Attorney disbarred after 10-year battle over overbilling

A San Francisco attorney who for 10 years has fought charges that he overbilled clients has been disbarred. JEROME BERG [#28842], 64, of San Francisco was banned from practicing law effective April 24, 1998, and was ordered to comply with rule 955 of the California Rules of Court. Berg took his case to the State Bar Court's review department and then to the California Supreme Court, which declined to grant a hearing.

The bar court's review department upheld a hearing judge's recommendation that Berg be disbarred for overbilling a client more than $250,000 in 1988. It also reversed another recommendation from the lower court and found that Berg did not disburse settlement funds to a client in a timely manner.

It upheld a finding that Berg did not make false statements to a bar investigator.

Berg overbilled TDIC, an insurance company for whom he acted as cumis counsel, in 41 malpractice cases against four dentists insured by TDIC. He billed the company for work he had not performed and records showed he charged for more than 24 hours on some days and for more than 100 hours per day "on a substantial number of days."

In a civil trial in San Francisco in 1991, a jury returned a verdict against Berg of $286,024.86 and costs of nearly $41,000.

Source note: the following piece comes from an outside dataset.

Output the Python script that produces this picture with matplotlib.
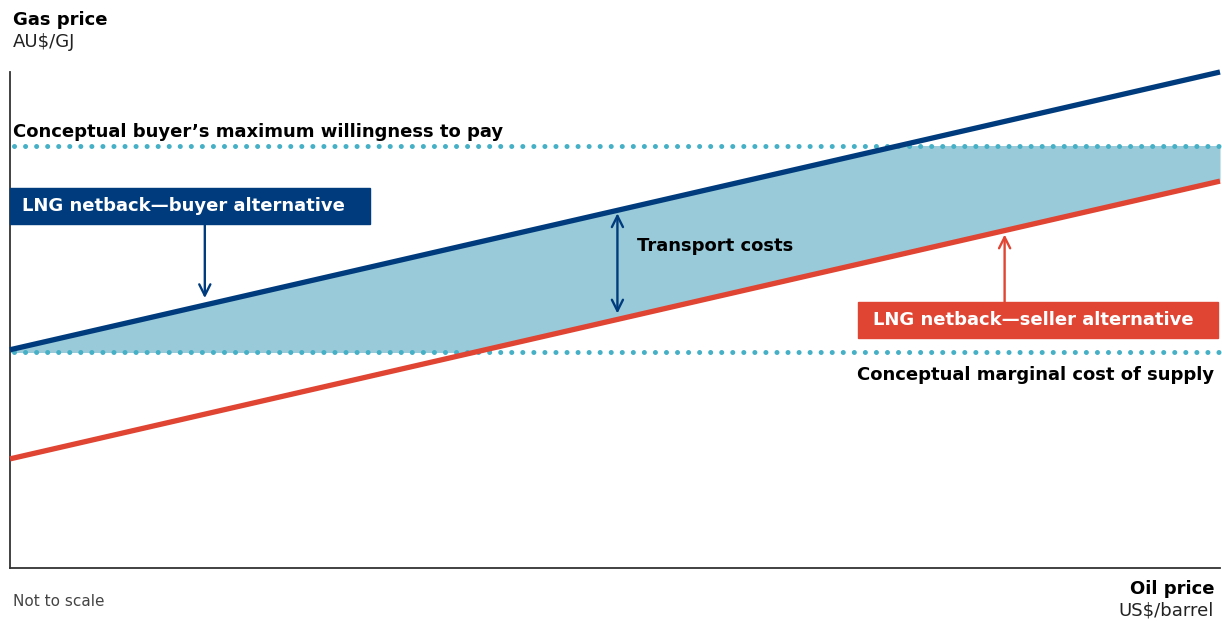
import numpy as np
import matplotlib.pyplot as plt
from matplotlib.patches import Rectangle

# conceptual chart, arbitrary units (not to scale)
oil = [0, 100]
buyer_netback = [44, 100]
seller_netback = [22, 78]
max_willingness = 85
marginal_cost = 43.5

BLUE = '#003c7d'
RED = '#e04433'
FILL = '#99cad9'
DOT = '#45b0c6'

plt.rcParams['font.family'] = ['DejaVu Sans']

fig = plt.figure(figsize=(12.22, 6.21), dpi=100)
ax = fig.add_axes([10 / 1222, 1 - 568 / 621, 1210 / 1222, 496 / 621])
ax.set_xlim(0, 100)
ax.set_ylim(0, 100)
ax.set_xticks([])
ax.set_yticks([])
for s in ['top', 'right']:
    ax.spines[s].set_visible(False)
for s in ['left', 'bottom']:
    ax.spines[s].set_color('#333333')
    ax.spines[s].set_linewidth(1.3)

# shaded band between the two netbacks, limited by the two dotted lines
band = ax.fill_between(oil, seller_netback, buyer_netback, color=FILL, lw=0, zorder=1)
band.set_clip_path(Rectangle((0, marginal_cost), 100, max_willingness - marginal_cost,
                             transform=ax.transData))

for yv in [max_willingness, marginal_cost]:
    ax.plot([0.3, 100], [yv, yv], color=DOT, lw=3.6, dashes=(0.01, 2.2),
            dash_capstyle='round', zorder=2, clip_on=False)

ax.plot(oil, buyer_netback, color=BLUE, lw=3.8, zorder=3, solid_capstyle='butt', clip_on=False)
ax.plot(oil, seller_netback, color=RED, lw=3.8, zorder=3, solid_capstyle='butt', clip_on=False)

def line_at(line, x):
    return np.interp(x, oil, line)

arrow_kw = dict(lw=1.7, mutation_scale=20, shrinkA=0, shrinkB=0)

# transport costs arrow
xt = 50.2
ax.annotate('', xy=(xt, line_at(seller_netback, xt) + 1.2), xytext=(xt, line_at(buyer_netback, xt) - 0.6),
            arrowprops=dict(arrowstyle='<->', color=BLUE, **arrow_kw), zorder=4)
ax.text(51.8, 65, 'Transport costs', fontsize=13, fontweight='semibold', va='center', ha='left')

# buyer label + arrow
xb = 16.1
ax.annotate('', xy=(xb, line_at(buyer_netback, xb) + 1.4), xytext=(xb, 69.4),
            arrowprops=dict(arrowstyle='->', color=BLUE, **arrow_kw), zorder=4)
fig.patches.append(Rectangle((10 / 1222, 1 - 224 / 621), 360 / 1222, 36 / 621,
                             transform=fig.transFigure, color=BLUE, zorder=5))
fig.text(22 / 1222, 1 - 206 / 621, 'LNG netback\u2014buyer alternative', color='white',
         fontsize=13, fontweight='semibold', va='center', ha='left', zorder=6)

# seller label + arrow
xs = 82.2
ax.annotate('', xy=(xs, line_at(seller_netback, xs) - 0.8), xytext=(xs, 53.6),
            arrowprops=dict(arrowstyle='->', color=RED, **arrow_kw), zorder=4)
fig.patches.append(Rectangle((858 / 1222, 1 - 338 / 621), 360 / 1222, 36 / 621,
                             transform=fig.transFigure, color=RED, zorder=5))
fig.text(1194 / 1222, 1 - 320 / 621, 'LNG netback\u2014seller alternative', color='white',
         fontsize=13, fontweight='semibold', va='center', ha='right', zorder=6)

# dotted line labels
fig.text(13 / 1222, 1 - 132 / 621, 'Conceptual buyer\u2019s maximum willingness to pay',
         fontsize=13, fontweight='semibold', va='center', ha='left')
fig.text(1214 / 1222, 1 - 375 / 621, 'Conceptual marginal cost of supply',
         fontsize=13, fontweight='semibold', va='center', ha='right')

# axis titles
fig.text(13 / 1222, 1 - 20 / 621, 'Gas price', fontsize=13, fontweight='bold', va='center')
fig.text(13 / 1222, 1 - 42 / 621, 'AU$/GJ', fontsize=13, color='#222222', va='center')
fig.text(1214 / 1222, 1 - 589 / 621, 'Oil price', fontsize=13, fontweight='bold', va='center', ha='right')
fig.text(1214 / 1222, 1 - 610 / 621, 'US$/barrel', fontsize=13, color='#222222',
         va='center', ha='right')
fig.text(13 / 1222, 1 - 601 / 621, 'Not to scale', fontsize=11, color='#444444', va='center')

fig.savefig('out.png', dpi=100)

In addition, the jury found that he acted with oppression, malice and fraud. The verdict was upheld by the Court of Appeal, and both the California and U.S. Supreme Courts denied review.

Bar court hearing judge Eugene Brott recommended in July 1996 that Berg be disbarred for what he called his egregious misconduct, noting that his "complete lack of insight into the wrongfulness of his actions is reprehensible."

Berg appealed to the review department, charging among other things that Brott erred by not permitting him to re-litigate the propriety of his billing, that the statute of limitations had run, and that the bar used "secret" documents against him. He filed a 95-page opening brief and a 525-page appendix to support his arguments, all rejected by the review department.

In another case, Berg represented a woman who was injured in two separate automobile accidents. In one matter, Berg and the client agreed his fee would be one-third of the recovery if the case settled before trial and 40 percent if there was a trial. In the other case, an engagement letter stated his fee would be 40 percent of the net recovery. The cases were consolidated.

Berg negotiated a settlement of $27,500 before trial and took a 40 percent fee. The client objected because the first agreement called for a fee of one-third of the recovery.

Berg took the 40 percent fee and said he did not become aware of his client's dispute for about a month. He sent her a revised settlement statement, suggesting the client sign it under protest, and that "we can work on resolving the disputed portion."

The client won a small claims judgment, which Berg appealed and lost. He paid the judgment.

The hearing judge determined Berg illegally withdrew the disputed portion of his fee before the dispute was resolved. The judge also said the bar had not proven that Berg did not promptly pay the client funds due her.

In a review department opinion, Judge James Obrien reversed the latter finding because although Berg knew about the fee dispute, he paid himself but did not pay the client for six weeks.

Berg "has shown no remorse and has continuously asserted the propriety of his conduct even though it has been determined to have been fraudulent," wrote Obrien in the review department's disbarment recommendation. "This denotes an unwillingness to accept the judicial process, even aside from the disciplinary process.

"It suggests that, for [Berg], the sole interpretation of the Rules of Professional Conduct and the State Bar Act is his own."